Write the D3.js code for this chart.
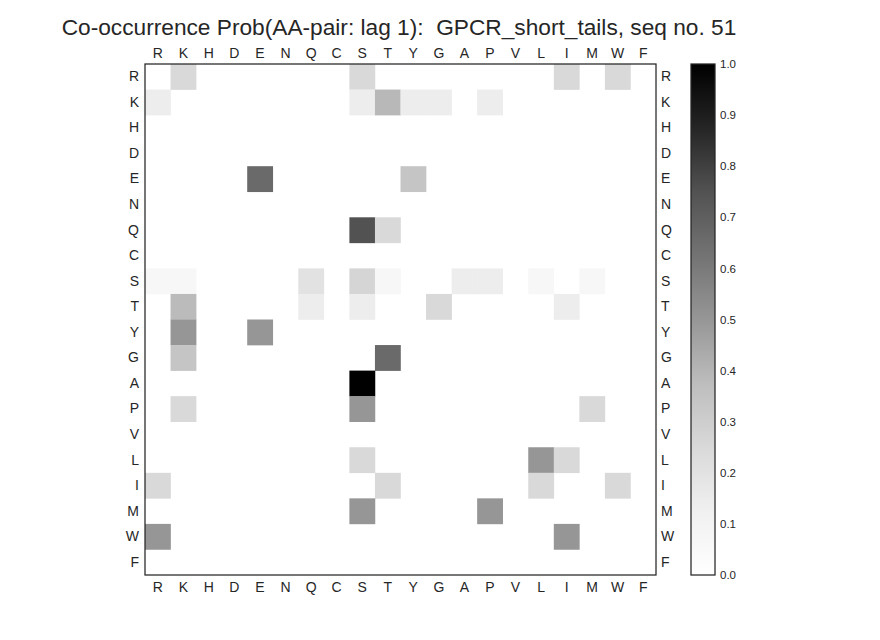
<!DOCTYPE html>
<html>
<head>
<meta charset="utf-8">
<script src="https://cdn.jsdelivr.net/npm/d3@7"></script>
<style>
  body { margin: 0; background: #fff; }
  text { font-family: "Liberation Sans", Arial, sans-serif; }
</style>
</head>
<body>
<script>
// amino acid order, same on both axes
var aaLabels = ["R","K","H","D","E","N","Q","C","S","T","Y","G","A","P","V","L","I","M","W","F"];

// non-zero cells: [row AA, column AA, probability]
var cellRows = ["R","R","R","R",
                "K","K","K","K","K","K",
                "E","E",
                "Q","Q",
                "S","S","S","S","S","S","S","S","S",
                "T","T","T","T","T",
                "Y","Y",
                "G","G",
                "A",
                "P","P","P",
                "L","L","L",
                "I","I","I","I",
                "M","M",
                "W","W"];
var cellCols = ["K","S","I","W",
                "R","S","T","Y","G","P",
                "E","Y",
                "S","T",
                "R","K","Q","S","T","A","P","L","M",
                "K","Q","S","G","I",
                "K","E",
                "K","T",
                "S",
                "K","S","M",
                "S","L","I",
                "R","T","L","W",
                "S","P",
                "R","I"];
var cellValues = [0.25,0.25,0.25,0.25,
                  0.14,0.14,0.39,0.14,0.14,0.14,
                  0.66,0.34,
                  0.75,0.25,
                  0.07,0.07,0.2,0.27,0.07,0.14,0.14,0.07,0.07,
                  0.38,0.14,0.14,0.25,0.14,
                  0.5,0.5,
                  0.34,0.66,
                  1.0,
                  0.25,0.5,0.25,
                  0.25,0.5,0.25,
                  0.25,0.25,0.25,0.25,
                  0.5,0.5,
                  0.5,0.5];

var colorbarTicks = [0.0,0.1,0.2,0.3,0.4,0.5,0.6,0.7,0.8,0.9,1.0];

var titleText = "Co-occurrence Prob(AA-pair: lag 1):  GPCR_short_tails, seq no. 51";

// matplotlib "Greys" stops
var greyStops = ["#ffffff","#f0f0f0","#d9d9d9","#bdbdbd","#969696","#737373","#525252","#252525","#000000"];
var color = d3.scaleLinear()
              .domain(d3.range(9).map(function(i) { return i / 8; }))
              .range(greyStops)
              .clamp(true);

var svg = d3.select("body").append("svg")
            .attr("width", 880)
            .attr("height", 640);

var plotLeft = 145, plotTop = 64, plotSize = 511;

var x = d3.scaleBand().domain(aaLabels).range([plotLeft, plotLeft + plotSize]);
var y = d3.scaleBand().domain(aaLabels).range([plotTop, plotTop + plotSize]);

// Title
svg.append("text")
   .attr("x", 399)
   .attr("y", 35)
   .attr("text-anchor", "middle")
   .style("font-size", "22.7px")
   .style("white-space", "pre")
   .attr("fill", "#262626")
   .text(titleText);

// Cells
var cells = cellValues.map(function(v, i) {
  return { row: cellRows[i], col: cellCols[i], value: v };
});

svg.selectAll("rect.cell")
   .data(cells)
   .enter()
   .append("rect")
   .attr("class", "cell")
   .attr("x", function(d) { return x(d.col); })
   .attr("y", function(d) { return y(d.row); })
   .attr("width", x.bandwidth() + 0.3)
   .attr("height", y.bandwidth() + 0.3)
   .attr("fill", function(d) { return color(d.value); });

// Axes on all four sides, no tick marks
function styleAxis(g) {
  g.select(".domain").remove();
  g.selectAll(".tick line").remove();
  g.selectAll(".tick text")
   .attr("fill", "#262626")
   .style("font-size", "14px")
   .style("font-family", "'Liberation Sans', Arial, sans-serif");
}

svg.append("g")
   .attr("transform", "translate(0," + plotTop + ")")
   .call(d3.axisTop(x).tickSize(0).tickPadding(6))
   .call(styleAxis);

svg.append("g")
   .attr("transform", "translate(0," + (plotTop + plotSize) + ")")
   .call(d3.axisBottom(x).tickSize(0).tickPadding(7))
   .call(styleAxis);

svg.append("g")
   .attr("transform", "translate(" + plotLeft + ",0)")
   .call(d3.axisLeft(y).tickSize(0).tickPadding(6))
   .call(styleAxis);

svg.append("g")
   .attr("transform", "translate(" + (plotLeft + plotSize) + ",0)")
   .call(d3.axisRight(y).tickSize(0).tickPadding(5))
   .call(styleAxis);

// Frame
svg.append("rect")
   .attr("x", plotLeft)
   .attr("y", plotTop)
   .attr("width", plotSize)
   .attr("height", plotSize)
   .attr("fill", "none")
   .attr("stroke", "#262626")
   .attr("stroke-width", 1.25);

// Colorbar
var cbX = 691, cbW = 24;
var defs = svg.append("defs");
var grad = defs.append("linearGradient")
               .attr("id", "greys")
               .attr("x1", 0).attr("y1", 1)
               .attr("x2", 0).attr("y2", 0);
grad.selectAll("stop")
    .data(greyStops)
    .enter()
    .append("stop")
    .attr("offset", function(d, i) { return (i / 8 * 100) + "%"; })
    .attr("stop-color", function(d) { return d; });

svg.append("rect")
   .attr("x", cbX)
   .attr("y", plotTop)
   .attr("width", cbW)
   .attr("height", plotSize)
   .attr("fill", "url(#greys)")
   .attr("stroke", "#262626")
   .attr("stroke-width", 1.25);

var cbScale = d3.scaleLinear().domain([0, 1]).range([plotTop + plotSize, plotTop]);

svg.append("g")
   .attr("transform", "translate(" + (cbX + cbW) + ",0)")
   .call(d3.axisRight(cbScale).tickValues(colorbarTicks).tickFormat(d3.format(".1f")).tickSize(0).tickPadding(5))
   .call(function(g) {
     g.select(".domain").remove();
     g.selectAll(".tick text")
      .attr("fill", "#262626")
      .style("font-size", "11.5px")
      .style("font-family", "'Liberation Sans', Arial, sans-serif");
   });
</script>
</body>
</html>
+++
## Exercise requirements
Repeat the material above in full and exactly, omitting the pictures.

## Written answer
Write the D3.js code for this chart.
<!DOCTYPE html>
<html>
<head>
<meta charset="utf-8">
<script src="https://cdn.jsdelivr.net/npm/d3@7"></script>
<style>
  body { margin: 0; background: #fff; }
  text { font-family: "Liberation Sans", Arial, sans-serif; }
</style>
</head>
<body>
<script>
// amino acid order, same on both axes
var aaLabels = ["R","K","H","D","E","N","Q","C","S","T","Y","G","A","P","V","L","I","M","W","F"];

// non-zero cells: [row AA, column AA, probability]
var cellRows = ["R","R","R","R",
                "K","K","K","K","K","K",
                "E","E",
                "Q","Q",
                "S","S","S","S","S","S","S","S","S",
                "T","T","T","T","T",
                "Y","Y",
                "G","G",
                "A",
                "P","P","P",
                "L","L","L",
                "I","I","I","I",
                "M","M",
                "W","W"];
var cellCols = ["K","S","I","W",
                "R","S","T","Y","G","P",
                "E","Y",
                "S","T",
                "R","K","Q","S","T","A","P","L","M",
                "K","Q","S","G","I",
                "K","E",
                "K","T",
                "S",
                "K","S","M",
                "S","L","I",
                "R","T","L","W",
                "S","P",
                "R","I"];
var cellValues = [0.25,0.25,0.25,0.25,
                  0.14,0.14,0.39,0.14,0.14,0.14,
                  0.66,0.34,
                  0.75,0.25,
                  0.07,0.07,0.2,0.27,0.07,0.14,0.14,0.07,0.07,
                  0.38,0.14,0.14,0.25,0.14,
                  0.5,0.5,
                  0.34,0.66,
                  1.0,
                  0.25,0.5,0.25,
                  0.25,0.5,0.25,
                  0.25,0.25,0.25,0.25,
                  0.5,0.5,
                  0.5,0.5];

var colorbarTicks = [0.0,0.1,0.2,0.3,0.4,0.5,0.6,0.7,0.8,0.9,1.0];

var titleText = "Co-occurrence Prob(AA-pair: lag 1):  GPCR_short_tails, seq no. 51";

// matplotlib "Greys" stops
var greyStops = ["#ffffff","#f0f0f0","#d9d9d9","#bdbdbd","#969696","#737373","#525252","#252525","#000000"];
var color = d3.scaleLinear()
              .domain(d3.range(9).map(function(i) { return i / 8; }))
              .range(greyStops)
              .clamp(true);

var svg = d3.select("body").append("svg")
            .attr("width", 880)
            .attr("height", 640);

var plotLeft = 145, plotTop = 64, plotSize = 511;

var x = d3.scaleBand().domain(aaLabels).range([plotLeft, plotLeft + plotSize]);
var y = d3.scaleBand().domain(aaLabels).range([plotTop, plotTop + plotSize]);

// Title
svg.append("text")
   .attr("x", 399)
   .attr("y", 35)
   .attr("text-anchor", "middle")
   .style("font-size", "22.7px")
   .style("white-space", "pre")
   .attr("fill", "#262626")
   .text(titleText);

// Cells
var cells = cellValues.map(function(v, i) {
  return { row: cellRows[i], col: cellCols[i], value: v };
});

svg.selectAll("rect.cell")
   .data(cells)
   .enter()
   .append("rect")
   .attr("class", "cell")
   .attr("x", function(d) { return x(d.col); })
   .attr("y", function(d) { return y(d.row); })
   .attr("width", x.bandwidth() + 0.3)
   .attr("height", y.bandwidth() + 0.3)
   .attr("fill", function(d) { return color(d.value); });

// Axes on all four sides, no tick marks
function styleAxis(g) {
  g.select(".domain").remove();
  g.selectAll(".tick line").remove();
  g.selectAll(".tick text")
   .attr("fill", "#262626")
   .style("font-size", "14px")
   .style("font-family", "'Liberation Sans', Arial, sans-serif");
}

svg.append("g")
   .attr("transform", "translate(0," + plotTop + ")")
   .call(d3.axisTop(x).tickSize(0).tickPadding(6))
   .call(styleAxis);

svg.append("g")
   .attr("transform", "translate(0," + (plotTop + plotSize) + ")")
   .call(d3.axisBottom(x).tickSize(0).tickPadding(7))
   .call(styleAxis);

svg.append("g")
   .attr("transform", "translate(" + plotLeft + ",0)")
   .call(d3.axisLeft(y).tickSize(0).tickPadding(6))
   .call(styleAxis);

svg.append("g")
   .attr("transform", "translate(" + (plotLeft + plotSize) + ",0)")
   .call(d3.axisRight(y).tickSize(0).tickPadding(5))
   .call(styleAxis);

// Frame
svg.append("rect")
   .attr("x", plotLeft)
   .attr("y", plotTop)
   .attr("width", plotSize)
   .attr("height", plotSize)
   .attr("fill", "none")
   .attr("stroke", "#262626")
   .attr("stroke-width", 1.25);

// Colorbar
var cbX = 691, cbW = 24;
var defs = svg.append("defs");
var grad = defs.append("linearGradient")
               .attr("id", "greys")
               .attr("x1", 0).attr("y1", 1)
               .attr("x2", 0).attr("y2", 0);
grad.selectAll("stop")
    .data(greyStops)
    .enter()
    .append("stop")
    .attr("offset", function(d, i) { return (i / 8 * 100) + "%"; })
    .attr("stop-color", function(d) { return d; });

svg.append("rect")
   .attr("x", cbX)
   .attr("y", plotTop)
   .attr("width", cbW)
   .attr("height", plotSize)
   .attr("fill", "url(#greys)")
   .attr("stroke", "#262626")
   .attr("stroke-width", 1.25);

var cbScale = d3.scaleLinear().domain([0, 1]).range([plotTop + plotSize, plotTop]);

svg.append("g")
   .attr("transform", "translate(" + (cbX + cbW) + ",0)")
   .call(d3.axisRight(cbScale).tickValues(colorbarTicks).tickFormat(d3.format(".1f")).tickSize(0).tickPadding(5))
   .call(function(g) {
     g.select(".domain").remove();
     g.selectAll(".tick text")
      .attr("fill", "#262626")
      .style("font-size", "11.5px")
      .style("font-family", "'Liberation Sans', Arial, sans-serif");
   });
</script>
</body>
</html>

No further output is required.